I struggled with how to rate this book. On the one hand, this collection of 43 short stories is brilliant. The writing is clear, vivid, engaging and insightful. The author clearly has a deep understanding of people and how they work, and has been around the block a few times. The settings – mostly the American Southwest, the Bay Area and Mexico – come to life so that you can practically see, sometimes even taste them. And there are some really excellent, tightly-written stories here. They are often melancholy – dealing with alcoholism, difficult family relationships, social injustice – but written with a freshness and empathy that, for me, kept them from ever feeling too dark. A few standouts (not an exhaustive list):
“A Manual for Cleaning Women”: A woman describes her various jobs cleaning houses for the wealthy and her daily routine, while the tragic end to her last relationship is slowly revealed.

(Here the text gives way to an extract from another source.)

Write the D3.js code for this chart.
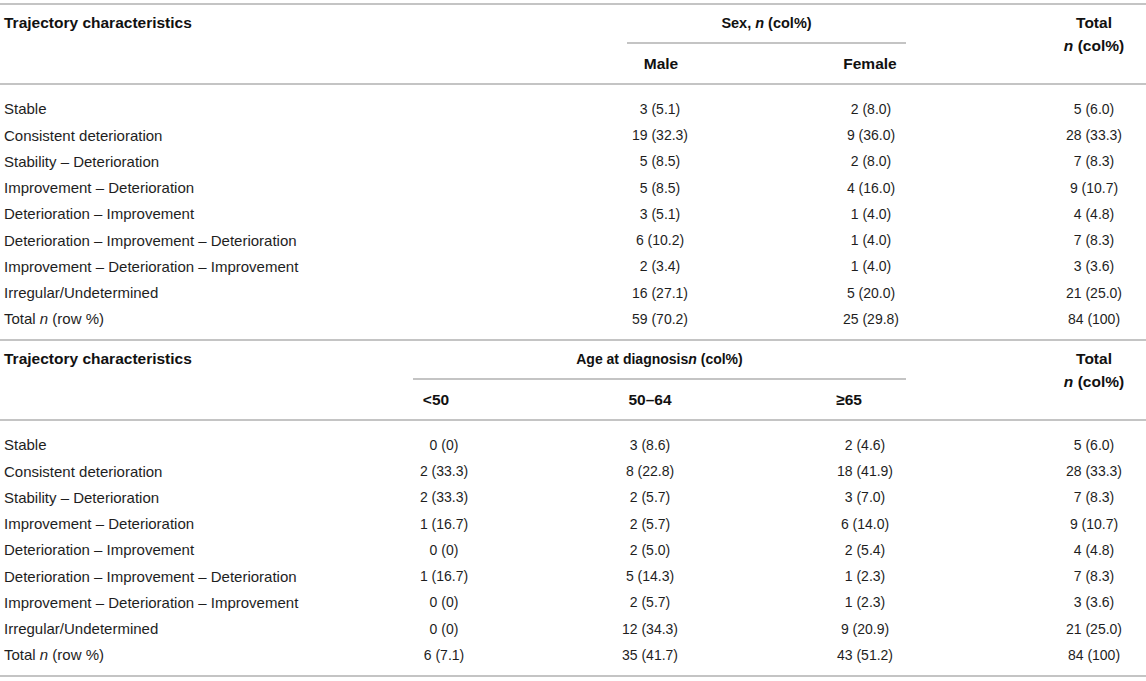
<!DOCTYPE html>
<html>
<head>
<meta charset="utf-8">
<script src="https://cdn.jsdelivr.net/npm/d3@7"></script>
<style>
  body { margin: 0; background: #fff; }
  svg { display: block; font-family: "Liberation Sans", Arial, Helvetica, sans-serif; }
</style>
</head>
<body>
<svg id="table"></svg>
<script>
var width = 1146, height = 681;

// row labels shared by both tables
var trajectories = [
	"Stable",
	"Consistent deterioration",
	"Stability \u2013 Deterioration",
	"Improvement \u2013 Deterioration",
	"Deterioration \u2013 Improvement",
	"Deterioration \u2013 Improvement \u2013 Deterioration",
	"Improvement \u2013 Deterioration \u2013 Improvement",
	"Irregular/Undetermined",
	"TOTAL"
];

// table 1: sex
var sexGroups = ["Male", "Female"];
var male   = ["3 (5.1)", "19 (32.3)", "5 (8.5)", "5 (8.5)", "3 (5.1)", "6 (10.2)", "2 (3.4)", "16 (27.1)", "59 (70.2)"];
var female = ["2 (8.0)", "9 (36.0)", "2 (8.0)", "4 (16.0)", "1 (4.0)", "1 (4.0)", "1 (4.0)", "5 (20.0)", "25 (29.8)"];

// table 2: age at diagnosis
var ageGroups = ["<50", "50\u201364", "\u226565"];
var ageUnder50 = ["0 (0)", "2 (33.3)", "2 (33.3)", "1 (16.7)", "0 (0)", "1 (16.7)", "0 (0)", "0 (0)", "6 (7.1)"];
var age50to64  = ["3 (8.6)", "8 (22.8)", "2 (5.7)", "2 (5.7)", "2 (5.0)", "5 (14.3)", "2 (5.7)", "12 (34.3)", "35 (41.7)"];
var age65plus  = ["2 (4.6)", "18 (41.9)", "3 (7.0)", "6 (14.0)", "2 (5.4)", "1 (2.3)", "1 (2.3)", "9 (20.9)", "43 (51.2)"];

var totals = ["5 (6.0)", "28 (33.3)", "7 (8.3)", "9 (10.7)", "4 (4.8)", "7 (8.3)", "3 (3.6)", "21 (25.0)", "84 (100)"];

var svg = d3.select("#table")
	.attr("width", width)
	.attr("height", height)
	.attr("viewBox", [0, 0, width, height]);

var ruleColor = "#c4c4c4";
var textColor = "#1e1e1e";
var headColor = "#111";

// opts: title parts, group keys, value columns, x of values / headers, span of the group rule
function drawTable(top, opts) {
	var g = svg.append("g").attr("transform", "translate(0," + top + ")");
	var headerH = 80;
	var rowStep = 26.25;

	// rows
	var y = d3.scalePoint()
		.domain(trajectories)
		.range([headerH + 25, headerH + 25 + rowStep * (trajectories.length - 1)]);

	var cols = opts.groups.concat(["Total"]);
	var x = d3.scaleOrdinal().domain(cols).range(opts.valueX.concat([1094]));
	var xh = d3.scaleOrdinal().domain(cols).range(opts.headX.concat([1094]));

	g.append("line")
		.attr("x1", 0).attr("x2", width)
		.attr("y1", 0).attr("y2", 0)
		.attr("stroke", ruleColor).attr("stroke-width", 2);

	g.append("text")
		.attr("x", 4).attr("y", 19)
		.attr("dy", "0.35em")
		.attr("font-size", 15.5).attr("font-weight", "bold")
		.attr("fill", headColor)
		.text("Trajectory characteristics");

	var gt = g.append("text")
		.attr("x", (opts.span[0] + opts.span[1]) / 2).attr("y", 19)
		.attr("dy", "0.35em")
		.attr("text-anchor", "middle")
		.attr("font-size", opts.titleSize).attr("font-weight", "bold")
		.attr("fill", headColor);
	gt.append("tspan").text(opts.title[0]);
	gt.append("tspan").attr("font-style", "italic").text("n");
	gt.append("tspan").text(opts.title[1]);

	g.append("line")
		.attr("x1", opts.span[0]).attr("x2", opts.span[1])
		.attr("y1", 39).attr("y2", 39)
		.attr("stroke", ruleColor).attr("stroke-width", 2);

	g.selectAll(".sub")
		.data(opts.groups)
		.join("text")
		.attr("class", "sub")
		.attr("x", d => xh(d)).attr("y", 60)
		.attr("dy", "0.35em")
		.attr("text-anchor", "middle")
		.attr("font-size", 15.5).attr("font-weight", "bold")
		.attr("fill", headColor)
		.text(d => d);

	// total header
	g.append("text")
		.attr("x", xh("Total")).attr("y", 19)
		.attr("dy", "0.35em")
		.attr("text-anchor", "middle")
		.attr("font-size", 15.5).attr("font-weight", "bold")
		.attr("fill", headColor)
		.text("Total");
	var tn = g.append("text")
		.attr("x", xh("Total")).attr("y", 42)
		.attr("dy", "0.35em")
		.attr("text-anchor", "middle")
		.attr("font-size", 15.5).attr("font-weight", "bold")
		.attr("fill", headColor);
	tn.append("tspan").attr("font-style", "italic").text("n");
	tn.append("tspan").text(" (col%)");

	g.append("line")
		.attr("x1", 0).attr("x2", width)
		.attr("y1", headerH).attr("y2", headerH)
		.attr("stroke", ruleColor).attr("stroke-width", 2);

	// row labels
	var labels = g.selectAll(".label")
		.data(trajectories)
		.join("text")
		.attr("class", "label")
		.attr("x", 4).attr("y", d => y(d))
		.attr("dy", "0.35em")
		.attr("font-size", 15)
		.attr("fill", textColor);
	labels.each(function(d) {
		var t = d3.select(this);
		if (d === "TOTAL") {
			t.append("tspan").text("Total ");
			t.append("tspan").attr("font-style", "italic").text("n");
			t.append("tspan").text(" (row %)");
		} else {
			t.text(d);
		}
	});

	// value cells
	cols.forEach(function(c, ci) {
		g.selectAll(".v" + ci)
			.data(opts.columns[ci])
			.join("text")
			.attr("class", "v" + ci)
			.attr("x", x(c))
			.attr("y", (d, i) => y(trajectories[i]))
			.attr("dy", "0.35em")
			.attr("text-anchor", "middle")
			.attr("font-size", 14)
			.attr("fill", textColor)
			.text(d => d);
	});

	return headerH + 25 + rowStep * (trajectories.length - 1) + 21;
}

var h1 = drawTable(4, {
	title: ["Sex, ", " (col%)"], titleSize: 14.5,
	groups: sexGroups,
	columns: [male, female, totals],
	valueX: [660, 871], headX: [661, 870],
	span: [627, 906]
});

var h2 = drawTable(4 + h1, {
	title: ["Age at diagnosis", " (col%)"], titleSize: 14,
	groups: ageGroups,
	columns: [ageUnder50, age50to64, age65plus, totals],
	valueX: [444, 650, 865], headX: [436, 650, 849],
	span: [413, 906]
});

// closing rule
svg.append("line")
	.attr("x1", 0).attr("x2", width)
	.attr("y1", 4 + h1 + h2).attr("y2", 4 + h1 + h2)
	.attr("stroke", ruleColor).attr("stroke-width", 2);
</script>
</body>
</html>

“Tiger Bites”: A young woman who has just separated from her husband goes to Mexico for a back-alley abortion, and upon realizing she can’t go through with it, is tasked with the care of a young girl.
“Good and Bad”: A teenage expat in Chile is drawn into the orbit of a socialist teacher.
“Friends”: A single working woman struggles to make time to spend with an older couple who seem alone, only to discover that they think they’re doing her a favor.
“Mijito”: A teenage girl follows her lover from Mexico to the Bay Area, only to be abandoned with a child in the worst possible conditions – a realistic portrayal of the life of an uneducated, impoverished immigrant.
“502”: An alcoholic leaves her car on the street, where it crashes into the car of her alcoholic friends (fortunately, neither car was occupied at the time).
So I don’t disagree that Lucia Berlin is a hidden gem of an author. But what drove me batty about this collection is that virtually every story seems to be taken from her life, and features a protagonist whose life is consistent with Berlin’s own distinctive biography: the early years in the mining towns; growing up with her alcoholic mother and grandparents in El Paso during WWII; being kicked out of multiple schools; the teenage years living a privileged life in Chile; college in New Mexico; an early marriage that produced two sons and soon ended; two more marriages (one spent primarily in New York and abandoned for the third husband in Mexico) that also ended, leaving her a single mother of four sons; moving to the Bay Area and taking jobs as a high school teacher, hospital switchboard operator and ward clerk, cleaning woman and physician’s assistant; the alcoholism; the scoliosis; the difficult, alcoholic mother with pretensions of class; moving in with her disowned younger sister in Mexico City to care for her while the sister was dying of cancer; the writing; eventually moving to Boulder. Sometimes names are changed, sometimes not; the sister is always named Sally, the oldest sons always Ben and Keith, the mother’s family always Moynihans and the flamboyant cousin always Bella Lynn; the younger sons’ names sometimes vary, as does the protagonist’s own (sometimes she is Lucia, sometimes not; Carlotta is a recurring alternative).
And that didn’t really work for me – having all the stories be about the author, or at least, about characters who had lived the author’s life (the two largely superfluous introductory essays argue that the stories aren’t entirely autobiographical because she changed some details and otherwise exercised creative license). What I enjoy in short story collections is the boundless possibility, reading about different people in different situations reading different lives. When all of the stories are about the same character, those possibilities are hemmed in, and the stories begin to feel repetitive. Some don’t really have a plot at all, but are simply musings on the author’s life and relationships: in “Mama” for instance, the narrator and her sister Sally discuss their memories of their mother and complicated feelings about her, rehashing what we’ve already seen in other stories. Stories often include superfluous details, as if the author knew too much about her own life to include only the information relevant to a 10-page story.
So that was frustrating; I wished Berlin had just written a novel or a memoir. Only in a couple of stories out of the 43 is the protagonist’s life actually inconsistent with Berlin’s. Three of them begin with a narrator who is very obviously not her, and I started to get excited, only to find upon reading further that her avatar was the second narrator and/or another primary character. Granted, some of my disappointment likely stems from expectations; if the stories were arranged chronologically and the book presented as a semi-autobiographical collection, I might have enjoyed it more.
So, do I recommend this? Sure – it is excellent writing and you know now what it is, so read it if that appeals to you. There is no doubt excellence here.